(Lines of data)
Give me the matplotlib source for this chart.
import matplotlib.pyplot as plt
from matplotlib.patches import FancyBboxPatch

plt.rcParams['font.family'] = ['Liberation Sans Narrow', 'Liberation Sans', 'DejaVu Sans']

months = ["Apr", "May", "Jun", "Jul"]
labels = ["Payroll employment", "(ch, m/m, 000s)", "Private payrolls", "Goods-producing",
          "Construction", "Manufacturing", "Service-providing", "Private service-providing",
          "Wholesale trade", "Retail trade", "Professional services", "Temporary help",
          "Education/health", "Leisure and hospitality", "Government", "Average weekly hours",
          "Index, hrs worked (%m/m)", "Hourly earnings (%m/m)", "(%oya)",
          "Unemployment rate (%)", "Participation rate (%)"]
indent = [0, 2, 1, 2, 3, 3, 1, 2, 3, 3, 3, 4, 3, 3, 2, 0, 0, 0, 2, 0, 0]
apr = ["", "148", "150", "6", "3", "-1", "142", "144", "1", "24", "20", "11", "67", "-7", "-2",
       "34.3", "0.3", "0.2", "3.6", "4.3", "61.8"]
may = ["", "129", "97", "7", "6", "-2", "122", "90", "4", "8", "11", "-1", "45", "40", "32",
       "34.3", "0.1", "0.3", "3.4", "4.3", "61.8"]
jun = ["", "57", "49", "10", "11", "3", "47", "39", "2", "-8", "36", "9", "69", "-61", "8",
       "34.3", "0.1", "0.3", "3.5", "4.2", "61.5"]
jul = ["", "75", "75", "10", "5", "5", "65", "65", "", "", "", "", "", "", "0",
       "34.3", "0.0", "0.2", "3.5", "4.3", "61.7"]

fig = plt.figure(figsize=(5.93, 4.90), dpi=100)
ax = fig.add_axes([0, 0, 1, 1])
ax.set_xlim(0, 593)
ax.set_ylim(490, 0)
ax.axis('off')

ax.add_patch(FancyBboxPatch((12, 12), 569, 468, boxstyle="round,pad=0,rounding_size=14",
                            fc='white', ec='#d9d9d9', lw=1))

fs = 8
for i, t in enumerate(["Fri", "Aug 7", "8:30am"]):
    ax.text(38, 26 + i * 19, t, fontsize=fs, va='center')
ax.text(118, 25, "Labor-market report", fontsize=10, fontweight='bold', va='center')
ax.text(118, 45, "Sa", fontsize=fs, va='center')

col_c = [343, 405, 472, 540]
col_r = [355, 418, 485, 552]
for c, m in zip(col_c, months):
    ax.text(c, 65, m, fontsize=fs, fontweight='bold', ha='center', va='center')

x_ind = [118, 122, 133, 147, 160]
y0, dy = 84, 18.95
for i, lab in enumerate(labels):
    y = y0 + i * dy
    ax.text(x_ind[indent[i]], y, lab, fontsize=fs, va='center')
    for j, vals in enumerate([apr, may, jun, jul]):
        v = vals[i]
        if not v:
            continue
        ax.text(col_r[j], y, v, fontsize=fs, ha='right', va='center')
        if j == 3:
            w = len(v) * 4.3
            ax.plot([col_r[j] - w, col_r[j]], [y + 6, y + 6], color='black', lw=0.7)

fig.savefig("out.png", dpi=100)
--
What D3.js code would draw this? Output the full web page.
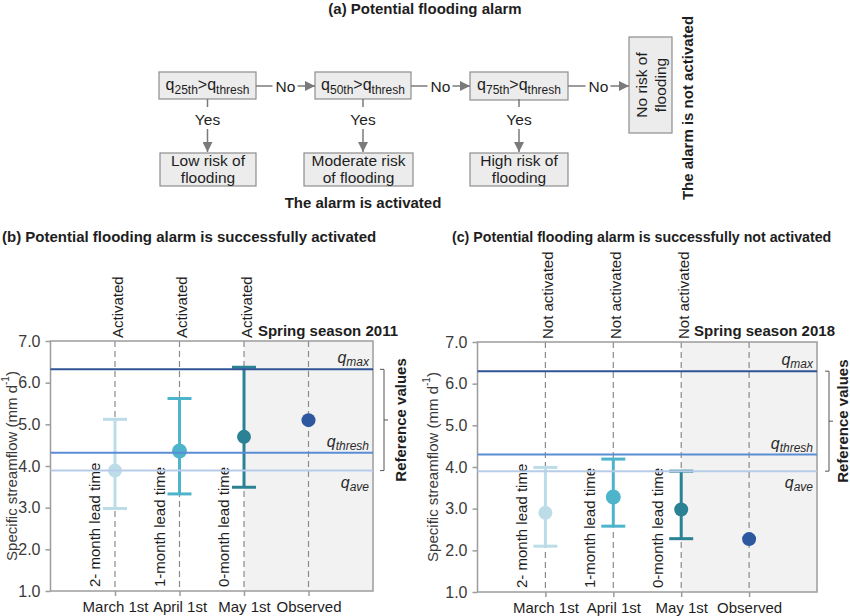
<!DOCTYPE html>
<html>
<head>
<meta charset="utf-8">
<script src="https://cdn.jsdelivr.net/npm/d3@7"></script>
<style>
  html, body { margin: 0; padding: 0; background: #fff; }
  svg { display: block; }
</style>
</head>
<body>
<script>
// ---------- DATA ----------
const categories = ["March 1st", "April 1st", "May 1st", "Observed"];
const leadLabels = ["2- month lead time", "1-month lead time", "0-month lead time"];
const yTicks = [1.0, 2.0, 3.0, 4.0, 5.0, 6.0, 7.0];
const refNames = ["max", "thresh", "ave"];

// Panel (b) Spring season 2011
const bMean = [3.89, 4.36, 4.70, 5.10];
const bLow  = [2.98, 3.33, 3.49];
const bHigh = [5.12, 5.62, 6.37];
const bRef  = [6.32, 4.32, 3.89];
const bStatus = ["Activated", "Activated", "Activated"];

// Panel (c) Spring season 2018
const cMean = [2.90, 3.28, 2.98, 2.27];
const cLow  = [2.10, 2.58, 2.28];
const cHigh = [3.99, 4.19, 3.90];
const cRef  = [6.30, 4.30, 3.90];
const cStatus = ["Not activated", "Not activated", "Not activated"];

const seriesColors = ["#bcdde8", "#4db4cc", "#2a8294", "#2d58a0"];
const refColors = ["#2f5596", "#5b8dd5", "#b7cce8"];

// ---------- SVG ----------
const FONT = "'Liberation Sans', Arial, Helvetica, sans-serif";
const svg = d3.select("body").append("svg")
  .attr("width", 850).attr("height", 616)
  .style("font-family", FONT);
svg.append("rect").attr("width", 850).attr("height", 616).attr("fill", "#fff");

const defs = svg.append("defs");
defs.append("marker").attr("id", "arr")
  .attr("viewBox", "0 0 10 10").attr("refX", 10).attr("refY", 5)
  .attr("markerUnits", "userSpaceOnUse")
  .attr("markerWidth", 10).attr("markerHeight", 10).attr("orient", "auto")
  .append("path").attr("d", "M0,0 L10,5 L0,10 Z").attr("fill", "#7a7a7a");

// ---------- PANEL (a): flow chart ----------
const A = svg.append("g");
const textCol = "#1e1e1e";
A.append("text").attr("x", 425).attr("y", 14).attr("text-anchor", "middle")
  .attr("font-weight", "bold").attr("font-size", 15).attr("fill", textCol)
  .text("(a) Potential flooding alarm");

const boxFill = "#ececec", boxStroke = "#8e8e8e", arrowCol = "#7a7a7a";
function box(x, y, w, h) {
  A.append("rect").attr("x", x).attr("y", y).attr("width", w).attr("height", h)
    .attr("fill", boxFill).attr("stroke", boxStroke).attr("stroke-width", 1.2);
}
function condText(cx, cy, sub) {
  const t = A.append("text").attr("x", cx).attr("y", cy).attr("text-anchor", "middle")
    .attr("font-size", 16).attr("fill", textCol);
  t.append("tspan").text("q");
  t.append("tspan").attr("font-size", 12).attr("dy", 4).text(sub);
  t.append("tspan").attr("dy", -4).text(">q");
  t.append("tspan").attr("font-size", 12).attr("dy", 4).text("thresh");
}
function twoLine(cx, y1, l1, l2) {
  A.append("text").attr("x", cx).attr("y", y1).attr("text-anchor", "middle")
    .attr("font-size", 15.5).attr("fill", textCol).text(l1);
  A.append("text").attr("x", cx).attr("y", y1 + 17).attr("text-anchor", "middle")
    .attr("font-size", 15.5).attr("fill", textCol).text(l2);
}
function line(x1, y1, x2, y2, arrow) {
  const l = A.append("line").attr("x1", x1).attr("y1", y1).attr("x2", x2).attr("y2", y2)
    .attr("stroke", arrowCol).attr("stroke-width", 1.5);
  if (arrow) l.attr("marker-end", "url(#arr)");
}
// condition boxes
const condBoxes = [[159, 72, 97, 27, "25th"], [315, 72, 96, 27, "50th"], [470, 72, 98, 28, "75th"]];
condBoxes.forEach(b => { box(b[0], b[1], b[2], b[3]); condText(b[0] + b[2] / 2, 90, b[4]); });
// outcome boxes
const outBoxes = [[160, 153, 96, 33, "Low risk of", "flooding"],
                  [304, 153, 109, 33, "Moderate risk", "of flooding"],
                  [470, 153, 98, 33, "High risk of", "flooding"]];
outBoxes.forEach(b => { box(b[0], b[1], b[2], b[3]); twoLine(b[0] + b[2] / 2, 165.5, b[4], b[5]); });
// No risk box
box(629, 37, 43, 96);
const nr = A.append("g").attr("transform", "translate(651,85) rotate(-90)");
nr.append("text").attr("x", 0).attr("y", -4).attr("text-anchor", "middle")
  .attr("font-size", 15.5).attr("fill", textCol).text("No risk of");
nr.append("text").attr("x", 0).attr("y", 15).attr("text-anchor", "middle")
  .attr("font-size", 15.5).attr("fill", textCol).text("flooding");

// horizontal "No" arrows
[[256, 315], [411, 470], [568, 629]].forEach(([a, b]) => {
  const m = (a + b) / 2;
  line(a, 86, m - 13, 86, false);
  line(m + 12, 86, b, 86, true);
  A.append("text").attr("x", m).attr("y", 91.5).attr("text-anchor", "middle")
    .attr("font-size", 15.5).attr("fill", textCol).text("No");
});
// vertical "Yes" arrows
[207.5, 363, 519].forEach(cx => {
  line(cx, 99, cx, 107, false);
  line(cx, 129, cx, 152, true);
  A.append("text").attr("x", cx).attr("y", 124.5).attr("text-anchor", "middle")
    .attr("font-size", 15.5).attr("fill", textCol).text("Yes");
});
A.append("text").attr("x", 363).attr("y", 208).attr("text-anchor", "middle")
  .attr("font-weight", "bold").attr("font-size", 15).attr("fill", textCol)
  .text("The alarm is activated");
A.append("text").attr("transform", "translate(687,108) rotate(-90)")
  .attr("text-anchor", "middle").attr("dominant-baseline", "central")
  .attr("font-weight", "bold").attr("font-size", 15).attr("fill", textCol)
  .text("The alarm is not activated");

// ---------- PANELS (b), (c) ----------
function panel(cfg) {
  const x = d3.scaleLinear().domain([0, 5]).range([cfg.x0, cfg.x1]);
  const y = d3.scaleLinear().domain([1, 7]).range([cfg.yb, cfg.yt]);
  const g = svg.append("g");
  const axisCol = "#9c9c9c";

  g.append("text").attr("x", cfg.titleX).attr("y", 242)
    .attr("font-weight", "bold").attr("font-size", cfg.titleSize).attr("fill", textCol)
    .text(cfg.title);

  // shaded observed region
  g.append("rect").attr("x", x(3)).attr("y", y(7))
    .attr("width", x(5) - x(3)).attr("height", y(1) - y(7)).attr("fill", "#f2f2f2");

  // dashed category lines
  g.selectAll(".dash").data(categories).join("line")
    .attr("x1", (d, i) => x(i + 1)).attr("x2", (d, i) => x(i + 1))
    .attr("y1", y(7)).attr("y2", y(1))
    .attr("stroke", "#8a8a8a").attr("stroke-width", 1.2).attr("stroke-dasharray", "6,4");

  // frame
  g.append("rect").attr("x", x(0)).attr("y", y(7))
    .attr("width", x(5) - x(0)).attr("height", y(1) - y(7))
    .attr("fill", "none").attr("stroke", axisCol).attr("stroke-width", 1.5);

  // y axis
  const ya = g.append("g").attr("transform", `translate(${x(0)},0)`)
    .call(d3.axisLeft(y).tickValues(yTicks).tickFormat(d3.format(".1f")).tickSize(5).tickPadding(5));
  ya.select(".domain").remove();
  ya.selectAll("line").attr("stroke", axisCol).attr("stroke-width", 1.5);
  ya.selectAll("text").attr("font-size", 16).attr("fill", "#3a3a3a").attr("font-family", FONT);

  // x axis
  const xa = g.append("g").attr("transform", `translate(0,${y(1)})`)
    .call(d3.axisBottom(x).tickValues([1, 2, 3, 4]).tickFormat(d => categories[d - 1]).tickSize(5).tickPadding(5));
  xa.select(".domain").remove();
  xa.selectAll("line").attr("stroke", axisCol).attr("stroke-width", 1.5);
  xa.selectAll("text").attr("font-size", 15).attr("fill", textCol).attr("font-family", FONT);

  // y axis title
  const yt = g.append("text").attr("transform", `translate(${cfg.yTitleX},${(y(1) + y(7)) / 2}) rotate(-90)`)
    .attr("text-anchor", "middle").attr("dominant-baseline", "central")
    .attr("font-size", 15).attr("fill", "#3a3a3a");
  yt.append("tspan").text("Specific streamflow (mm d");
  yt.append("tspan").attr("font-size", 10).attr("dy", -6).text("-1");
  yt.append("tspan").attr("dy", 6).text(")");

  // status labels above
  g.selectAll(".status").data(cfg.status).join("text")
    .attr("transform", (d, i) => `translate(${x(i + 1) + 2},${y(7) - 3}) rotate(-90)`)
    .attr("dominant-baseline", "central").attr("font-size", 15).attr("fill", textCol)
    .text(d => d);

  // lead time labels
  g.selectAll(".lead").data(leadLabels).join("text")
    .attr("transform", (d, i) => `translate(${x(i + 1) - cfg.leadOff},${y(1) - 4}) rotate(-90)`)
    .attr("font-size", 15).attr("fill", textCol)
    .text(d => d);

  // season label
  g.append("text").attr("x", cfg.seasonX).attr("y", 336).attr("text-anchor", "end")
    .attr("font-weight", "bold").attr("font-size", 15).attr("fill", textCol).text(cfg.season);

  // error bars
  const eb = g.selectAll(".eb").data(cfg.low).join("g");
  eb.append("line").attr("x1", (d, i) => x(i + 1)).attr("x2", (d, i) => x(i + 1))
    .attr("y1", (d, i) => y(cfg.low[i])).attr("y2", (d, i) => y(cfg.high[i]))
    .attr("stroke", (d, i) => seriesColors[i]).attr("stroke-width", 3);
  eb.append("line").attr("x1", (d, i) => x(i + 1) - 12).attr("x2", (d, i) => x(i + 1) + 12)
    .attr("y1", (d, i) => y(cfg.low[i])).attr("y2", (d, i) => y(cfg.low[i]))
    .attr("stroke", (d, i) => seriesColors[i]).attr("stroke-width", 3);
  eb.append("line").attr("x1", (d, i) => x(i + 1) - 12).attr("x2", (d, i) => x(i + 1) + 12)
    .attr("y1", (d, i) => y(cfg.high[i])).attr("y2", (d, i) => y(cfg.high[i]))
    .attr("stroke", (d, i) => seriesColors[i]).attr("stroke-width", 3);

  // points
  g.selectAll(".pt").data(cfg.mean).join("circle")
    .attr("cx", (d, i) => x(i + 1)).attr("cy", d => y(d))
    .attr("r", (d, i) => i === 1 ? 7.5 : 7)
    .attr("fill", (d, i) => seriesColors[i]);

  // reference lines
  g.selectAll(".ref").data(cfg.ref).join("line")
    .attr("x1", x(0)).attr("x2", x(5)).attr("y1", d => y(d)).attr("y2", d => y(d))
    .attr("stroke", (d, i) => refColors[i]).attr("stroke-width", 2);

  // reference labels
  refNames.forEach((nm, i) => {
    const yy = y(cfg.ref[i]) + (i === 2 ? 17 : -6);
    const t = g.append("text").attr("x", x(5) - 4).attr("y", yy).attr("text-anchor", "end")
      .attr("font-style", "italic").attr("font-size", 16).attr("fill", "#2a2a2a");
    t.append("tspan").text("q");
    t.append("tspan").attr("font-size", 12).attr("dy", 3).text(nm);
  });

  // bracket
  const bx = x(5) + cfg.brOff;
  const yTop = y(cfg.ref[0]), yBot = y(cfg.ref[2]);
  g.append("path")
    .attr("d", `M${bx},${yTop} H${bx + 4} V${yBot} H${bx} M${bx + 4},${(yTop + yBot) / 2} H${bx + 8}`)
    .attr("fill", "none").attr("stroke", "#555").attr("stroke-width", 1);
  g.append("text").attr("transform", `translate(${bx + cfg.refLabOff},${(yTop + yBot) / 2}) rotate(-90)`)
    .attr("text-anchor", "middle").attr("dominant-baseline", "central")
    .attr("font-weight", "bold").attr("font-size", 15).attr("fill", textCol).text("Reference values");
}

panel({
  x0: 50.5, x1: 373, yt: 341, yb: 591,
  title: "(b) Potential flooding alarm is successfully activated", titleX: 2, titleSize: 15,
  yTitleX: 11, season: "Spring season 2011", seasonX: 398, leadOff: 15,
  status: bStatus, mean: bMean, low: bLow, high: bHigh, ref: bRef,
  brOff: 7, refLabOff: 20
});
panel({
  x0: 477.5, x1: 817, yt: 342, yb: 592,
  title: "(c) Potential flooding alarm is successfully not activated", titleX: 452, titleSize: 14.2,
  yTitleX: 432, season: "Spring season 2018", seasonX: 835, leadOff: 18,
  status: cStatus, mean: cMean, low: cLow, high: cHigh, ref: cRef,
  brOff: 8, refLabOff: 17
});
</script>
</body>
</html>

AIM
Start with the line that holds "Give me the matplotlib source for this chart." and finish with the line that holds "plt.rcParams['font.family'] = ['Liberation". Transcribe each line in between exactly, and those two as well.

TASK RESPONSE
Give me the matplotlib source for this chart.
import matplotlib.pyplot as plt
from matplotlib.patches import FancyBboxPatch

plt.rcParams['font.family'] = ['Liberation Sans Narrow', 'Liberation Sans', 'DejaVu Sans']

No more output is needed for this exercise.